Anestezjolog odpowie przed bielskim Sądem Rejonowym za nieumyślne spowodowanie śmierci młodej pacjentki podczas zabiegu wycięcia tarczycy. Lekarz źle przygotował pacjentkę do zabiegu, co doprowadziło do jej zgonu. Za nieumyślne spowodowanie śmierci grozi mu do 5 lat więzienia.

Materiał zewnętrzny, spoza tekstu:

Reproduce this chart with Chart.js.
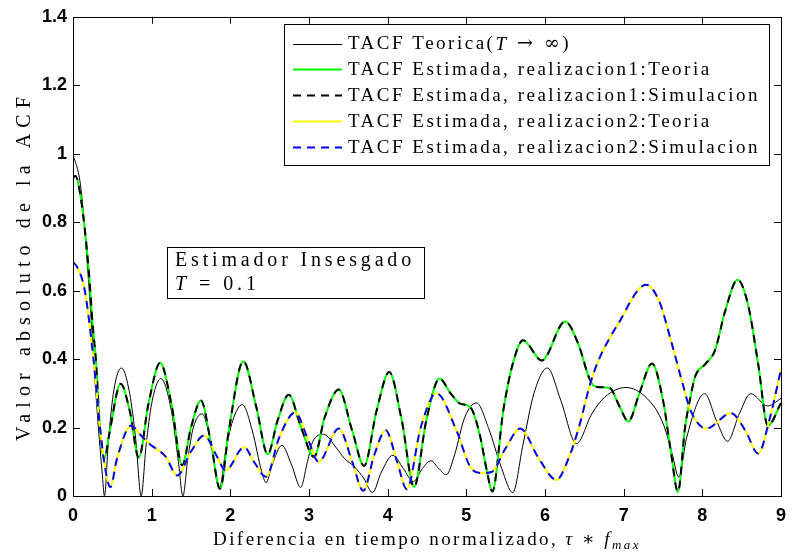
<!DOCTYPE html>
<html>
<head>
<meta charset="utf-8">
<script src="https://cdn.jsdelivr.net/npm/chart.js@4.4.1/dist/chart.umd.min.js"></script>
<style>
  body { margin: 0; background: #fff; }
</style>
</head>
<body>
<canvas id="myChart" width="795" height="554"></canvas>
<script>
// tick labels
var xTickLabels = ["0", "1", "2", "3", "4", "5", "6", "7", "8", "9"];
var yTickLabels = ["0", "0.2", "0.4", "0.6", "0.8", "1", "1.2", "1.4"];

// TACF teorica (T -> inf)
var teoX = [0, 0.1, 0.2, 0.3, 0.37, 0.40, 0.45, 0.52, 0.615, 0.72, 0.80, 0.866, 0.93, 1.0, 1.117, 1.25, 1.34, 1.397, 1.46, 1.53,
  1.64, 1.75, 1.86, 1.94, 2.03, 2.153, 2.28, 2.40, 2.455, 2.53, 2.655, 2.78, 2.894, 2.98, 3.05, 3.187, 3.35, 3.45, 3.58, 3.70,
  3.806, 3.92, 4.065, 4.20, 4.326, 4.44, 4.55, 4.65, 4.745, 4.85, 4.98, 5.13, 5.28, 5.45, 5.59, 5.72, 5.86, 6.03, 6.20, 6.40,
  6.595, 6.76, 7.03, 7.39, 7.52, 7.62, 7.70, 7.80, 8.03, 8.18, 8.32, 8.47, 8.615, 8.83, 9.0];
var teoY = [1.0, 0.90, 0.62, 0.27, 0.07, 0.0, 0.16, 0.31, 0.374, 0.30, 0.16, 0.0, 0.15, 0.27, 0.343, 0.25, 0.10, 0.0, 0.11, 0.20,
  0.240, 0.16, 0.02, 0.13, 0.22, 0.267, 0.19, 0.07, 0.039, 0.09, 0.148, 0.09, 0.025, 0.10, 0.16, 0.180, 0.14, 0.11, 0.085, 0.05,
  0.01, 0.07, 0.119, 0.08, 0.042, 0.08, 0.103, 0.08, 0.062, 0.12, 0.23, 0.272, 0.20, 0.08, 0.01, 0.15, 0.30, 0.374, 0.28, 0.153,
  0.24, 0.289, 0.317, 0.26, 0.20, 0.12, 0.055, 0.17, 0.299, 0.22, 0.160, 0.24, 0.299, 0.263, 0.285];

// realizacion 1 (teoria y simulacion coinciden)
var r1X = [0, 0.03, 0.1, 0.2, 0.25, 0.29, 0.343, 0.40, 0.46, 0.606, 0.72, 0.836, 0.96, 1.108, 1.25, 1.388, 1.50, 1.626, 1.75, 1.87,
  1.98, 2.165, 2.33, 2.475, 2.60, 2.742, 2.90, 3.065, 3.20, 3.378, 3.55, 3.70, 3.86, 4.02, 4.18, 4.336, 4.49, 4.66, 4.80, 4.92,
  5.05, 5.17, 5.26, 5.33, 5.47, 5.59, 5.72, 5.96, 6.255, 6.43, 6.55, 6.62, 6.70, 6.825, 6.95, 7.06, 7.20, 7.36, 7.50, 7.60,
  7.69, 7.78, 7.85, 7.91, 8.04, 8.16, 8.29, 8.448, 8.58, 8.71, 8.833, 9.0];
var r1Y = [0.93, 0.935, 0.87, 0.66, 0.50, 0.40, 0.20, 0.109, 0.18, 0.328, 0.25, 0.112, 0.27, 0.389, 0.27, 0.09, 0.20, 0.279, 0.16, 0.021,
  0.19, 0.394, 0.26, 0.122, 0.22, 0.296, 0.20, 0.114, 0.23, 0.311, 0.19, 0.088, 0.25, 0.362, 0.22, 0.026, 0.22, 0.343, 0.30, 0.27,
  0.26, 0.18, 0.075, 0.013, 0.25, 0.386, 0.455, 0.396, 0.51, 0.44, 0.352, 0.322, 0.318, 0.315, 0.26, 0.218, 0.30, 0.387, 0.28, 0.13,
  0.012, 0.20, 0.29, 0.35, 0.386, 0.425, 0.54, 0.632, 0.56, 0.386, 0.205, 0.272];

// realizacion 2
var r2X = [0, 0.05, 0.15, 0.26, 0.343, 0.41, 0.475, 0.56, 0.74, 0.85, 0.97, 1.18, 1.325, 1.50, 1.668, 1.82, 1.94, 2.175, 2.30, 2.455,
  2.62, 2.825, 2.98, 3.122, 3.38, 3.55, 3.69, 3.83, 3.975, 4.12, 4.243, 4.42, 4.62, 4.88, 5.05, 5.20, 5.32, 5.50, 5.685, 5.92,
  6.145, 6.30, 6.43, 6.575, 6.68, 6.93, 7.285, 7.45, 7.60, 7.75, 7.85, 8.05, 8.365, 8.55, 8.71, 8.85, 9.0];
var r2Y = [0.683, 0.67, 0.60, 0.40, 0.20, 0.08, 0.026, 0.11, 0.206, 0.18, 0.153, 0.114, 0.06, 0.13, 0.177, 0.12, 0.075, 0.143, 0.10, 0.056,
  0.17, 0.244, 0.17, 0.10, 0.197, 0.10, 0.015, 0.12, 0.192, 0.10, 0.02, 0.20, 0.30, 0.188, 0.085, 0.067, 0.07, 0.14, 0.197, 0.11,
  0.047, 0.11, 0.20, 0.328, 0.396, 0.503, 0.617, 0.57, 0.455, 0.328, 0.25, 0.197, 0.242, 0.19, 0.124, 0.22, 0.37];

var legendRows = [
  [["TACF Teorica(", ""], ["T", "italic"], [" \u2192 \u221E", "", 19, 0, '"DejaVu Serif"'], [")", ""]],
  [["TACF Estimada, realizacion1:Teoria", ""]],
  [["TACF Estimada, realizacion1:Simulacion", ""]],
  [["TACF Estimada, realizacion2:Teoria", ""]],
  [["TACF Estimada, realizacion2:Simulacion", ""]]
];

function pts(xs, ys) {
  return xs.map(function (x, i) { return { x: x, y: ys[i] }; });
}

var SERIF = '"Liberation Serif", "DejaVu Serif", serif';

function setFont(ctx, s, size) {
  ctx.font = (s[1] || "") + " " + (s[2] || size) + "px " + (s[4] || SERIF);
}
function richWidth(ctx, segs, size, sp) {
  var w = 0;
  ctx.letterSpacing = sp + "px";
  segs.forEach(function (s) {
    setFont(ctx, s, size);
    w += ctx.measureText(s[0]).width;
  });
  return w;
}
function drawRich(ctx, segs, x, y, size, sp) {
  ctx.letterSpacing = sp + "px";
  segs.forEach(function (s) {
    setFont(ctx, s, size);
    ctx.fillText(s[0], x, y + (s[3] || 0));
    x += ctx.measureText(s[0]).width;
  });
  return x;
}
function fitSpacing(ctx, segs, size, target) {
  var w0 = richWidth(ctx, segs, size, 0);
  var n = 0;
  segs.forEach(function (s) { n += s[0].length; });
  return Math.max(0, (target - w0) / n);
}

var extras = {
  id: "extras",
  afterDraw: function (chart) {
    var ctx = chart.ctx;
    var a = chart.chartArea;
    var xs = chart.scales.x, ys = chart.scales.y;
    ctx.save();
    ctx.strokeStyle = "#000";
    ctx.lineWidth = 1;
    ctx.setLineDash([]);
    // frame
    ctx.strokeRect(Math.round(a.left) + 0.5, Math.round(a.top) + 0.5, Math.round(a.right - a.left), Math.round(a.bottom - a.top));
    // inward ticks
    ctx.beginPath();
    xs.ticks.forEach(function (t, i) {
      if (i === 0 || i === xs.ticks.length - 1) return;
      var p = Math.round(xs.getPixelForValue(t.value)) + 0.5;
      ctx.moveTo(p, a.bottom); ctx.lineTo(p, a.bottom - 7);
      ctx.moveTo(p, a.top); ctx.lineTo(p, a.top + 7);
    });
    ys.ticks.forEach(function (t, i) {
      if (i === 0 || i === ys.ticks.length - 1) return;
      var p = Math.round(ys.getPixelForValue(t.value)) + 0.5;
      ctx.moveTo(a.left, p); ctx.lineTo(a.left + 7, p);
      ctx.moveTo(a.right, p); ctx.lineTo(a.right - 7, p);
    });
    ctx.stroke();

    ctx.textBaseline = "middle";
    ctx.textAlign = "left";

    // legend
    ctx.fillStyle = "#fff";
    ctx.fillRect(284, 24, 485, 141);
    ctx.strokeStyle = "#000";
    ctx.strokeRect(284.5, 24.5, 485, 141);
    var sp = fitSpacing(ctx, legendRows[2], 19, 412);
    var styles = [
      { c: "#000", w: 1, d: [] },
      { c: "#00ff00", w: 2, d: [] },
      { c: "#000", w: 2, d: [8, 6] },
      { c: "#ffff00", w: 2, d: [] },
      { c: "#0000ff", w: 2, d: [8, 6] }
    ];
    legendRows.forEach(function (row, i) {
      var y = 43.5 + i * 25.8;
      ctx.strokeStyle = styles[i].c;
      ctx.lineWidth = styles[i].w;
      ctx.setLineDash(styles[i].d);
      ctx.beginPath();
      ctx.moveTo(293, Math.round(y) + 0.5);
      ctx.lineTo(342, Math.round(y) + 0.5);
      ctx.stroke();
      ctx.fillStyle = "#000";
      drawRich(ctx, row, 348, y + 1, 19, sp);
    });
    ctx.setLineDash([]);

    // text box
    ctx.fillStyle = "#fff";
    ctx.fillRect(167, 247, 257, 51);
    ctx.strokeStyle = "#000";
    ctx.lineWidth = 1;
    ctx.strokeRect(167.5, 247.5, 257, 51);
    ctx.fillStyle = "#000";
    var box1 = [["Estimador Insesgado", ""]];
    drawRich(ctx, box1, 175, 261, 20, fitSpacing(ctx, box1, 20, 240));
    var box2 = [["T", "italic"], [" = 0.1", ""]];
    drawRich(ctx, box2, 175, 285, 20, fitSpacing(ctx, box2, 20, 85));

    // x title
    var xt = [["Diferencia en tiempo normalizado, ", ""], ["\u03C4", "italic"], [" \u2217 ", ""], ["f", "italic"], ["max", "italic", 13, 4]];
    var xsp = fitSpacing(ctx, xt, 19, 428);
    var xw = richWidth(ctx, xt, 19, xsp);
    ctx.textBaseline = "alphabetic";
    drawRich(ctx, xt, (a.left + a.right) / 2 - xw / 2, 545, 19, xsp);

    // y title
    var yt = [["Valor absoluto de la ACF", ""]];
    var ysp = fitSpacing(ctx, yt, 20, 350);
    var yw = richWidth(ctx, yt, 20, ysp);
    ctx.translate(30, 266);
    ctx.rotate(-Math.PI / 2);
    drawRich(ctx, yt, -yw / 2, 0, 20, ysp);
    ctx.restore();
  }
};

var ctx = document.getElementById("myChart");
var myChart = new Chart(ctx, {
  type: "line",
  data: {
    datasets: [
      { data: pts(teoX, teoY), borderColor: "#000", borderWidth: 1, order: 5 },
      { data: pts(r1X, r1Y), borderColor: "#00ff00", borderWidth: 2, order: 4 },
      { data: pts(r1X, r1Y), borderColor: "#000", borderWidth: 2, borderDash: [8, 6], order: 3 },
      { data: pts(r2X, r2Y), borderColor: "#ffff00", borderWidth: 2, order: 2 },
      { data: pts(r2X, r2Y), borderColor: "#0000ff", borderWidth: 2, borderDash: [8, 6], order: 1 }
    ]
  },
  options: {
    responsive: false,
    animation: false,
    elements: { point: { radius: 0 }, line: { cubicInterpolationMode: "monotone", fill: false } },
    layout: { padding: { top: 16, right: 6, left: 0, bottom: 0 } },
    plugins: { legend: { display: false }, tooltip: { enabled: false } },
    scales: {
      x: {
        type: "linear", min: 0, max: 9,
        ticks: {
          stepSize: 1, padding: 9, color: "#000", maxRotation: 0,
          font: { family: '"Liberation Sans", Arial, sans-serif', size: 18, weight: "bold" },
          callback: function (v, i) { return xTickLabels[i]; }
        },
        grid: { display: false, drawTicks: false },
        border: { display: false },
        afterFit: function (s) { s.height = 58; }
      },
      y: {
        min: 0, max: 1.4,
        ticks: {
          stepSize: 0.2, padding: 6, color: "#000",
          font: { family: '"Liberation Sans", Arial, sans-serif', size: 18, weight: "bold" },
          callback: function (v, i) { return yTickLabels[i]; }
        },
        grid: { display: false, drawTicks: false },
        border: { display: false },
        afterFit: function (s) { s.width = 73; }
      }
    }
  },
  plugins: [extras]
});
</script>
</body>
</html>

Pacjentka zgłosiła się na zabieg do jednej z prywatnych klinik w Bielsku-Białej w lutym 2008 roku. Anestezjolog przygotowując kobietę, dwukrotnie wprowadził jej rurkę intubacyjną do przełyku zamiast tchawicy. Pomimo tego kontynuował znieczulenie, a następnie - wbrew zasadom wiedzy i sztuki medycznej - zdecydował się na operację chirurgiczną, podczas której doszło do wiotkości tchawicy. Doprowadziło to do ostrej niewydolności oddechowej, niedotlenienia ośrodkowego układu nerwowego i ostatecznie zatrzymania krążenia.

Pacjentka jeszcze w klinice była reanimowana. Krótko potem została przewieziona do szpitala. Tu powtórnie lekarze musieli ją reanimować. Tym razem nieskutecznie.